Shadow home secretary Yvette Cooper visits Beeston High Street to back Labour candidate

Yvette Cooper and Broxtowe Labour candidate Juliet Campbell speaking to a member of the public outside White Rose in Beeston
-Credit: (Image: Nottingham Post)

Shadow home secretary Yvette Cooper visited Beeston's high street to talk to businesses about anti-social behaviour and shoplifting. The Labour MP was joined by Labour Broxtowe candidate Juliet Campbell as she chatted with staff at White Rose, Greenhood Coffee and Pudding & Pantry as part of the pair's election campaign.

The pair even sampled some sweet treats from the latter establishments including ice cream and matcha buns. But they also discussed shop break-ins, vandalism, thefts and aggressive customers with staff with those on the job.

Speaking to Nottinghamshire Live, Cooper said: "We've seen growing problems in town centres and on high-streets with anti-social behaviour. That's having a real impact on local communities. At the same time, there's 10,000 fewer neighbourhood police and PCSOs out on the beat. Community town centre patrols have gone just at a time when we've just seen a massive increase in shoplifting."

She quoted shoplifting in Beeston as having gone up by a third and a loss of around a quarter of neighbourhood police. She also spoke about the "organised" nature of crimes such as shoplifting, and said that a staff member at White Rose had said that shoplifting had increased in the last twelve months.
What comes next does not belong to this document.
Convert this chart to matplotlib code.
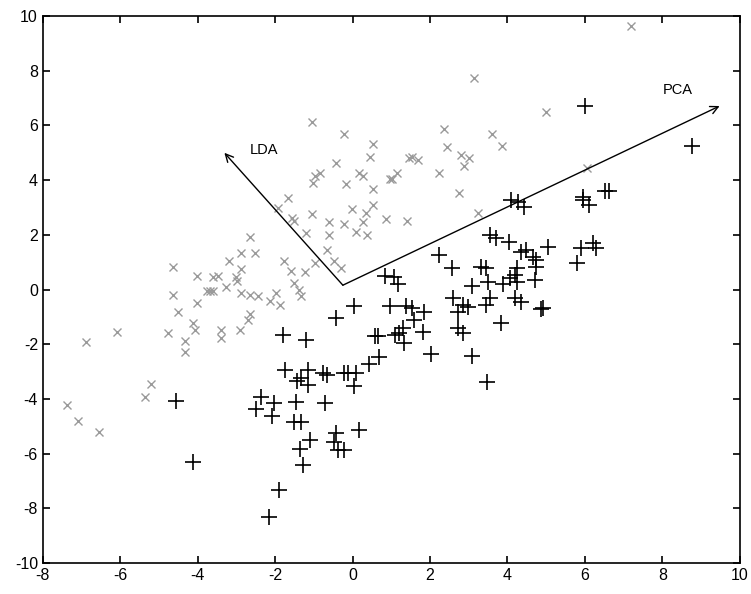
import matplotlib
matplotlib.use('Agg')
import matplotlib.pyplot as plt
import numpy as np

# class 1 (grey crosses)
x1 = [7.2, 3.14, -1.04, -0.21, 2.35, 3.59, 5.0, 6.05,
      0.54, 0.44, -0.42, -0.85, -0.96, -1.01, -0.16, 0.16, 0.28, 0.54, 0.96, 1.03, 1.14,
      1.47, 1.54, 1.69, 2.23, 2.44, 2.81, 3.02, 2.89, 2.76, 3.85,
      -1.67, -1.93, -1.04, -1.56, -1.52, -0.01, 0.52, 0.34, 0.87, 1.40, -0.62, -0.21, 0.28,
      0.09, 0.37, -0.62, -1.21, -0.66, -0.47, -0.29, -0.96, -1.58, -1.24, -1.5, -1.39, -1.33, 3.24,
      -2.66, -2.87, -2.52, -3.2, -2.88, -3.02, -2.99, -3.28, -2.88, -2.66, -2.44, -3.61, -3.48,
      -4.02, -3.75, -3.68, -3.61, -4.64, -4.64, -4.51, -4.02, -4.11, -4.06, -4.77, -4.32, -4.32,
      -3.39, -3.39, -2.9, -2.69, -2.66, -2.12, -1.99, -1.87, -6.09, -6.88, -5.2, -1.76, -5.35,
      -7.37, -7.08, -6.56]
y1 = [9.63, 7.72, 6.13, 5.67, 5.86, 5.67, 6.49, 4.44,
      5.32, 4.86, 4.61, 4.27, 4.16, 3.88, 3.86, 4.27, 4.15, 3.67, 4.03, 4.04, 4.25,
      4.81, 4.83, 4.73, 4.27, 5.21, 4.92, 4.8, 4.52, 3.52, 5.26,
      3.33, 2.97, 2.75, 2.6, 2.52, 2.93, 3.09, 2.79, 2.57, 2.5, 2.46, 2.38, 2.46,
      2.11, 1.99, 1.99, 2.05, 1.44, 1.05, 0.8, 0.98, 0.69, 0.65, 0.23, -0.02, -0.24, 2.79,
      1.93, 1.35, 1.35, 1.05, 0.75, 0.45, 0.3, 0.1, -0.14, -0.21, -0.24, 0.45, 0.49,
      0.5, -0.05, -0.05, -0.05, 0.81, -0.2, -0.83, -0.48, -1.24, -1.48, -1.6, -1.88, -2.3,
      -1.46, -1.76, -1.48, -1.12, -0.9, -0.42, -0.12, -0.57, -1.54, -1.91, -3.46, 1.04, -3.94,
      -4.22, -4.82, -5.22]

# class 2 (black plus signs)
x2 = [6.0, 8.77, 6.52, 6.62, 5.94, 5.95, 6.11,
      5.05, 5.91, 6.21, 6.3, 5.8, 4.88,
      4.08, 4.27, 4.44, 3.54, 3.71, 4.03, 4.36, 4.49, 4.66, 4.73, 4.75, 2.23, 2.58, 3.33, 3.45,
      4.25, 4.19, 4.06, 4.7, 3.09, 3.5, 3.88, 4.25, 2.59, 2.85, 2.98, 2.72, 3.54, 3.45, 4.19,
      4.36, 4.92, 3.84, 2.72, 2.85,
      0.83, 1.07, 1.17, 0.05, -0.42, 0.96, 1.39, 1.54, 1.84, 1.58, 1.3, 1.82, 1.2, 1.09, 1.34,
      0.57, 0.65, -1.2, 2.03, 3.09, 0.68, 0.42, 3.47,
      -1.8, -1.74, -1.44, -1.33, -1.15, -1.15, -0.77, -0.66, -0.21, -0.12, 0.1, 0.05, -2.36,
      -2.49, -2.04, -2.07, -1.45, -0.71, -1.5, -1.33, -1.11, -1.37, -1.28, -0.42, -0.47, -0.38,
      -0.23, 0.16, -4.56, -4.11, -1.89, -2.16]
y2 = [6.71, 5.26, 3.62, 3.62, 3.39, 3.27, 3.09,
      1.57, 1.51, 1.69, 1.51, 0.98, -0.71,
      3.27, 3.21, 3.03, 1.99, 1.87, 1.75, 1.38, 1.44, 1.2, 1.08, 0.83, 1.26, 0.78, 0.81, 0.78,
      0.78, 0.53, 0.41, 0.35, 0.13, 0.29, 0.19, 0.26, -0.32, -0.57, -0.63, -0.81, -0.32, -0.57, -0.32,
      -0.45, -0.69, -1.21, -1.42, -1.6,
      0.49, 0.45, 0.2, -0.6, -1.03, -0.6, -0.6, -0.69, -0.81, -1.12, -1.42, -1.54, -1.6, -1.66, -1.94,
      -1.69, -1.69, -1.85, -2.36, -2.42, -2.48, -2.72, -3.37,
      -1.66, -2.94, -3.33, -3.25, -2.94, -3.49, -3.06, -3.13, -3.06, -3.06, -3.06, -3.53, -3.92,
      -4.35, -4.16, -4.63, -4.1, -4.16, -4.83, -4.83, -5.5, -5.84, -6.42, -5.24, -5.56, -5.87,
      -5.87, -5.14, -4.07, -6.3, -7.33, -8.33]

# projection directions
origin = (-0.25, 0.16)
pca_tip = (9.48, 6.71)
lda_tip = (-3.31, 5.0)

plt.rcParams['font.family'] = ['Liberation Sans', 'DejaVu Sans']
plt.rcParams['axes.unicode_minus'] = False

fig = plt.figure(figsize=(7.51, 5.94), dpi=100)
ax = fig.add_axes([0.057, 0.052, 0.928, 0.921])

ax.plot(x1, y1, 'x', color='#9a9a9a', markersize=6, markeredgewidth=1.0)
ax.plot(x2, y2, '+', color='black', markersize=11, markeredgewidth=1.2)

arrow = dict(arrowstyle='->', color='black', lw=1.0, shrinkA=0, shrinkB=0,
             mutation_scale=14)
ax.annotate('', xy=pca_tip, xytext=origin, arrowprops=arrow)
ax.annotate('', xy=lda_tip, xytext=origin, arrowprops=arrow)
ax.text(8.0, 7.3, 'PCA', fontsize=10.5, va='center', ha='left')
ax.text(-2.66, 5.1, 'LDA', fontsize=10.5, va='center', ha='left')

ax.set_xlim(-8, 10)
ax.set_ylim(-10, 10)
ax.set_xticks(np.arange(-8, 11, 2))
ax.set_yticks(np.arange(-10, 11, 2))
ax.tick_params(direction='in', top=True, right=True, length=5, width=1.2,
               labelsize=11.5)
for s in ax.spines.values():
    s.set_linewidth(1.2)

fig.savefig('out.png', dpi=100)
She said: "It's about having impact on communities. I've spoken to so many shop owners who've spoken about the challenges and threats that people face, shop owners who end up facing abuse and assaults. they shouldnt have to feel unsafe at work. It's not fair on communities. It's hitting high streets and making shoppers feel less safe. People have got to feel safe in their town centre's because that's good for the local economy and good for the high street as well."

Juliet Campbell, who is vying for Conservative MP Darren Henry's seat in the general election on July 4, reiterated her points, saying that shop owners she'd spoken to all over the constituency are "asking for help". Both stopped to speak to members of the public when approached and had conversations with them.

Labour plans to get 13,000 more police and PCSOs back on the beat, with a particular focus on town centre patrols. They also want to crack down on anti-social behaviour with "respect orders", which could allow repeat offenders to be banned from town centres, get rid of the £200 rule which means if shoplifters steal less than £200, their maximum sentence is six months rather than seven years for thefts worth more than £200, and create a new offence relating to abuse and offence against shop workers.